** Task instructions **
Repeat, exactly and in full, the lines of the listing below, but without any pictures.
───── Data shown ─────
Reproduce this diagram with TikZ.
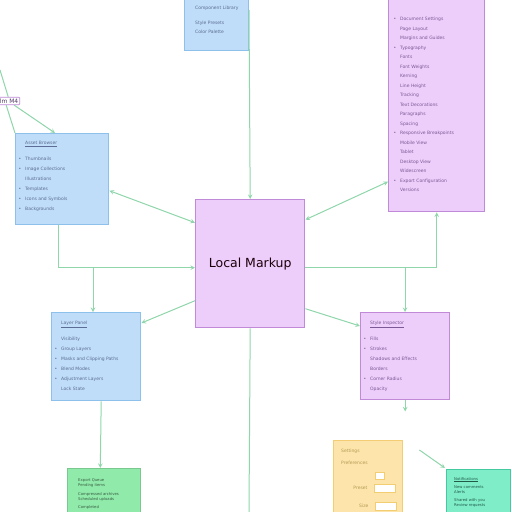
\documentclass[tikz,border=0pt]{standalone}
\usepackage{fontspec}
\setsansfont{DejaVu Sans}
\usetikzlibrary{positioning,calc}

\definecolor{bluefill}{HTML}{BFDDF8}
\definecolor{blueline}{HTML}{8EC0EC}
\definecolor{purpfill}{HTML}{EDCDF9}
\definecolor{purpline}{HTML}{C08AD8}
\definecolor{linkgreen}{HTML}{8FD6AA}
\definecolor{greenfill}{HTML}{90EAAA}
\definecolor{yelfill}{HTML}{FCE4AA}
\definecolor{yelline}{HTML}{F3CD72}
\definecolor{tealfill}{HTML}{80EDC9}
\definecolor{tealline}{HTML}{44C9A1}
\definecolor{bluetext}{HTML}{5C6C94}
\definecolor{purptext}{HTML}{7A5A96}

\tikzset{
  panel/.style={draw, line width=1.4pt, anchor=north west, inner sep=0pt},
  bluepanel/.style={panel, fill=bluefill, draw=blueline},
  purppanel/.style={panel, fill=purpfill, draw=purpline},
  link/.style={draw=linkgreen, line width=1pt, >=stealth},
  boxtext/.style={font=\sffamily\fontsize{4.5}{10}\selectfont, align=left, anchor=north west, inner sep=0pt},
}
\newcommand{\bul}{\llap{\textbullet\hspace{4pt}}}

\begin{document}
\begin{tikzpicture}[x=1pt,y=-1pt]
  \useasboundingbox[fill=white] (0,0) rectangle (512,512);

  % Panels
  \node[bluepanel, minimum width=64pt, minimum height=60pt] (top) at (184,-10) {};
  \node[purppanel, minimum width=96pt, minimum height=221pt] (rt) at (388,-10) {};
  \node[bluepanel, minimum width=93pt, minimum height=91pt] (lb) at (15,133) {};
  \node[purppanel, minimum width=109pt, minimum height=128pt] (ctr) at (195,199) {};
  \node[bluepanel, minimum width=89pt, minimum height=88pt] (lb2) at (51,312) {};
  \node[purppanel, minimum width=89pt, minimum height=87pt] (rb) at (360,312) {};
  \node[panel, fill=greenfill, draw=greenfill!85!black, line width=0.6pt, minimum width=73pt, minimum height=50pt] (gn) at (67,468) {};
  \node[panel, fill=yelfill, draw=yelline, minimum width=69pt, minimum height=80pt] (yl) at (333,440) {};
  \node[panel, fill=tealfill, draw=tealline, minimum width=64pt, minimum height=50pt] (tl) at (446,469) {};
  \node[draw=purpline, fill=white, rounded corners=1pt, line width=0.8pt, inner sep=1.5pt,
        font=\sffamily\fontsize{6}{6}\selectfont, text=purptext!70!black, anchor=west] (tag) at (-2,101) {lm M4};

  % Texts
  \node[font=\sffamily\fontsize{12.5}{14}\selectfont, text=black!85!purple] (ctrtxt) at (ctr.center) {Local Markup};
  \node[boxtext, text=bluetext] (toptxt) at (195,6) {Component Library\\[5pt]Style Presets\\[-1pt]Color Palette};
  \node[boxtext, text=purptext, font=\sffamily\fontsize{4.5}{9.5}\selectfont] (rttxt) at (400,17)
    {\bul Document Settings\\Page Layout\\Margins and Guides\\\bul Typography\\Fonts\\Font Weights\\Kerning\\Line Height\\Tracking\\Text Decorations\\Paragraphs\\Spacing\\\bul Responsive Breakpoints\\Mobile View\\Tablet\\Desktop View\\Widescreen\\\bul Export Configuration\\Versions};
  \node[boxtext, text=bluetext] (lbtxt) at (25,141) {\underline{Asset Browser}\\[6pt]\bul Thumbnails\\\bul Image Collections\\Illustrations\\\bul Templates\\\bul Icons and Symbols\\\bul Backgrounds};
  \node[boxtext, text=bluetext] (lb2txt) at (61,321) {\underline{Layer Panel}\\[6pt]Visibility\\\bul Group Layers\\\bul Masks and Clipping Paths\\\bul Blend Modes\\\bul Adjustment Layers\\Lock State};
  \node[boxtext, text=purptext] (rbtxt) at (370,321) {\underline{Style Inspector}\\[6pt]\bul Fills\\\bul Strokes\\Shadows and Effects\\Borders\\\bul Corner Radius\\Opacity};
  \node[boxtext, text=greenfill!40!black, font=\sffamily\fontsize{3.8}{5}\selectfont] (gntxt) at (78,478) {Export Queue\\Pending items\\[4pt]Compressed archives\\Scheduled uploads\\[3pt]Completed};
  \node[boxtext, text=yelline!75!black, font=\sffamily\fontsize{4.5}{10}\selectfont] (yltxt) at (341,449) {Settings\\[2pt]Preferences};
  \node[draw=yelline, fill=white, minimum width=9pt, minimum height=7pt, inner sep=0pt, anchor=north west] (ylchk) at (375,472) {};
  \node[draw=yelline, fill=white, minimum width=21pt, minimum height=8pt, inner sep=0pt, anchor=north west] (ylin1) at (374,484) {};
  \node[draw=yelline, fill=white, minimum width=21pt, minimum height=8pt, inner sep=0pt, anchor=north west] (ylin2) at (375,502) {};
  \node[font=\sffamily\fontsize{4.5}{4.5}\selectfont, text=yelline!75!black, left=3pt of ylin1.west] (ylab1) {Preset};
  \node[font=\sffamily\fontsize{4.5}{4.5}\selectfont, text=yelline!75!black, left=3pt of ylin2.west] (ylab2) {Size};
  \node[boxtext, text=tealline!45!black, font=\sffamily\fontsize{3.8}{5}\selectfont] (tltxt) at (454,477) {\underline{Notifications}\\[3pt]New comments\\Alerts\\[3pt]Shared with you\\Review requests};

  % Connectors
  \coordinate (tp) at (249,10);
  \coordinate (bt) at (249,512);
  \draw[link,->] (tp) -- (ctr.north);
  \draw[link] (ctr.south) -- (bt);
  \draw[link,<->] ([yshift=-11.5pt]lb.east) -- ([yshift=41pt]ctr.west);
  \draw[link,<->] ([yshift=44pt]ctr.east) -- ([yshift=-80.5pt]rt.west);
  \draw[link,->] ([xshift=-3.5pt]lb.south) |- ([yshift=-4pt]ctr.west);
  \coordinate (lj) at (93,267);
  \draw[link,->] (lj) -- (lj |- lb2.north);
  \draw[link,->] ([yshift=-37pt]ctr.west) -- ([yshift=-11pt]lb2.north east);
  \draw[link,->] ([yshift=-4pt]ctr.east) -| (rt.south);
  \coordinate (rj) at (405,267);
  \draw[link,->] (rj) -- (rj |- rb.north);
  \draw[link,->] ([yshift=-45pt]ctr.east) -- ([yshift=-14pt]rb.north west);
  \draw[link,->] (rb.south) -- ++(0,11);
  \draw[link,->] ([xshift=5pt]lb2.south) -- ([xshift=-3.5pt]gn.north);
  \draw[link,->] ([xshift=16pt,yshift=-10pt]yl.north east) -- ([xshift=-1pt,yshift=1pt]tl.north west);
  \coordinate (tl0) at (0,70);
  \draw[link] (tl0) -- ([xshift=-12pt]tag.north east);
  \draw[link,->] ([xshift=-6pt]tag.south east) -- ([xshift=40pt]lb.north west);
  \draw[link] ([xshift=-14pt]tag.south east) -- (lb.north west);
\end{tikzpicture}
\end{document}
─────
** Answer for the task **
Reproduce this diagram with TikZ.
\documentclass[tikz,border=0pt]{standalone}
\usepackage{fontspec}
\setsansfont{DejaVu Sans}
\usetikzlibrary{positioning,calc}

\definecolor{bluefill}{HTML}{BFDDF8}
\definecolor{blueline}{HTML}{8EC0EC}
\definecolor{purpfill}{HTML}{EDCDF9}
\definecolor{purpline}{HTML}{C08AD8}
\definecolor{linkgreen}{HTML}{8FD6AA}
\definecolor{greenfill}{HTML}{90EAAA}
\definecolor{yelfill}{HTML}{FCE4AA}
\definecolor{yelline}{HTML}{F3CD72}
\definecolor{tealfill}{HTML}{80EDC9}
\definecolor{tealline}{HTML}{44C9A1}
\definecolor{bluetext}{HTML}{5C6C94}
\definecolor{purptext}{HTML}{7A5A96}

\tikzset{
  panel/.style={draw, line width=1.4pt, anchor=north west, inner sep=0pt},
  bluepanel/.style={panel, fill=bluefill, draw=blueline},
  purppanel/.style={panel, fill=purpfill, draw=purpline},
  link/.style={draw=linkgreen, line width=1pt, >=stealth},
  boxtext/.style={font=\sffamily\fontsize{4.5}{10}\selectfont, align=left, anchor=north west, inner sep=0pt},
}
\newcommand{\bul}{\llap{\textbullet\hspace{4pt}}}

\begin{document}
\begin{tikzpicture}[x=1pt,y=-1pt]
  \useasboundingbox[fill=white] (0,0) rectangle (512,512);

  % Panels
  \node[bluepanel, minimum width=64pt, minimum height=60pt] (top) at (184,-10) {};
  \node[purppanel, minimum width=96pt, minimum height=221pt] (rt) at (388,-10) {};
  \node[bluepanel, minimum width=93pt, minimum height=91pt] (lb) at (15,133) {};
  \node[purppanel, minimum width=109pt, minimum height=128pt] (ctr) at (195,199) {};
  \node[bluepanel, minimum width=89pt, minimum height=88pt] (lb2) at (51,312) {};
  \node[purppanel, minimum width=89pt, minimum height=87pt] (rb) at (360,312) {};
  \node[panel, fill=greenfill, draw=greenfill!85!black, line width=0.6pt, minimum width=73pt, minimum height=50pt] (gn) at (67,468) {};
  \node[panel, fill=yelfill, draw=yelline, minimum width=69pt, minimum height=80pt] (yl) at (333,440) {};
  \node[panel, fill=tealfill, draw=tealline, minimum width=64pt, minimum height=50pt] (tl) at (446,469) {};
  \node[draw=purpline, fill=white, rounded corners=1pt, line width=0.8pt, inner sep=1.5pt,
        font=\sffamily\fontsize{6}{6}\selectfont, text=purptext!70!black, anchor=west] (tag) at (-2,101) {lm M4};

  % Texts
  \node[font=\sffamily\fontsize{12.5}{14}\selectfont, text=black!85!purple] (ctrtxt) at (ctr.center) {Local Markup};
  \node[boxtext, text=bluetext] (toptxt) at (195,6) {Component Library\\[5pt]Style Presets\\[-1pt]Color Palette};
  \node[boxtext, text=purptext, font=\sffamily\fontsize{4.5}{9.5}\selectfont] (rttxt) at (400,17)
    {\bul Document Settings\\Page Layout\\Margins and Guides\\\bul Typography\\Fonts\\Font Weights\\Kerning\\Line Height\\Tracking\\Text Decorations\\Paragraphs\\Spacing\\\bul Responsive Breakpoints\\Mobile View\\Tablet\\Desktop View\\Widescreen\\\bul Export Configuration\\Versions};
  \node[boxtext, text=bluetext] (lbtxt) at (25,141) {\underline{Asset Browser}\\[6pt]\bul Thumbnails\\\bul Image Collections\\Illustrations\\\bul Templates\\\bul Icons and Symbols\\\bul Backgrounds};
  \node[boxtext, text=bluetext] (lb2txt) at (61,321) {\underline{Layer Panel}\\[6pt]Visibility\\\bul Group Layers\\\bul Masks and Clipping Paths\\\bul Blend Modes\\\bul Adjustment Layers\\Lock State};
  \node[boxtext, text=purptext] (rbtxt) at (370,321) {\underline{Style Inspector}\\[6pt]\bul Fills\\\bul Strokes\\Shadows and Effects\\Borders\\\bul Corner Radius\\Opacity};
  \node[boxtext, text=greenfill!40!black, font=\sffamily\fontsize{3.8}{5}\selectfont] (gntxt) at (78,478) {Export Queue\\Pending items\\[4pt]Compressed archives\\Scheduled uploads\\[3pt]Completed};
  \node[boxtext, text=yelline!75!black, font=\sffamily\fontsize{4.5}{10}\selectfont] (yltxt) at (341,449) {Settings\\[2pt]Preferences};
  \node[draw=yelline, fill=white, minimum width=9pt, minimum height=7pt, inner sep=0pt, anchor=north west] (ylchk) at (375,472) {};
  \node[draw=yelline, fill=white, minimum width=21pt, minimum height=8pt, inner sep=0pt, anchor=north west] (ylin1) at (374,484) {};
  \node[draw=yelline, fill=white, minimum width=21pt, minimum height=8pt, inner sep=0pt, anchor=north west] (ylin2) at (375,502) {};
  \node[font=\sffamily\fontsize{4.5}{4.5}\selectfont, text=yelline!75!black, left=3pt of ylin1.west] (ylab1) {Preset};
  \node[font=\sffamily\fontsize{4.5}{4.5}\selectfont, text=yelline!75!black, left=3pt of ylin2.west] (ylab2) {Size};
  \node[boxtext, text=tealline!45!black, font=\sffamily\fontsize{3.8}{5}\selectfont] (tltxt) at (454,477) {\underline{Notifications}\\[3pt]New comments\\Alerts\\[3pt]Shared with you\\Review requests};

  % Connectors
  \coordinate (tp) at (249,10);
  \coordinate (bt) at (249,512);
  \draw[link,->] (tp) -- (ctr.north);
  \draw[link] (ctr.south) -- (bt);
  \draw[link,<->] ([yshift=-11.5pt]lb.east) -- ([yshift=41pt]ctr.west);
  \draw[link,<->] ([yshift=44pt]ctr.east) -- ([yshift=-80.5pt]rt.west);
  \draw[link,->] ([xshift=-3.5pt]lb.south) |- ([yshift=-4pt]ctr.west);
  \coordinate (lj) at (93,267);
  \draw[link,->] (lj) -- (lj |- lb2.north);
  \draw[link,->] ([yshift=-37pt]ctr.west) -- ([yshift=-11pt]lb2.north east);
  \draw[link,->] ([yshift=-4pt]ctr.east) -| (rt.south);
  \coordinate (rj) at (405,267);
  \draw[link,->] (rj) -- (rj |- rb.north);
  \draw[link,->] ([yshift=-45pt]ctr.east) -- ([yshift=-14pt]rb.north west);
  \draw[link,->] (rb.south) -- ++(0,11);
  \draw[link,->] ([xshift=5pt]lb2.south) -- ([xshift=-3.5pt]gn.north);
  \draw[link,->] ([xshift=16pt,yshift=-10pt]yl.north east) -- ([xshift=-1pt,yshift=1pt]tl.north west);
  \coordinate (tl0) at (0,70);
  \draw[link] (tl0) -- ([xshift=-12pt]tag.north east);
  \draw[link,->] ([xshift=-6pt]tag.south east) -- ([xshift=40pt]lb.north west);
  \draw[link] ([xshift=-14pt]tag.south east) -- (lb.north west);
\end{tikzpicture}
\end{document}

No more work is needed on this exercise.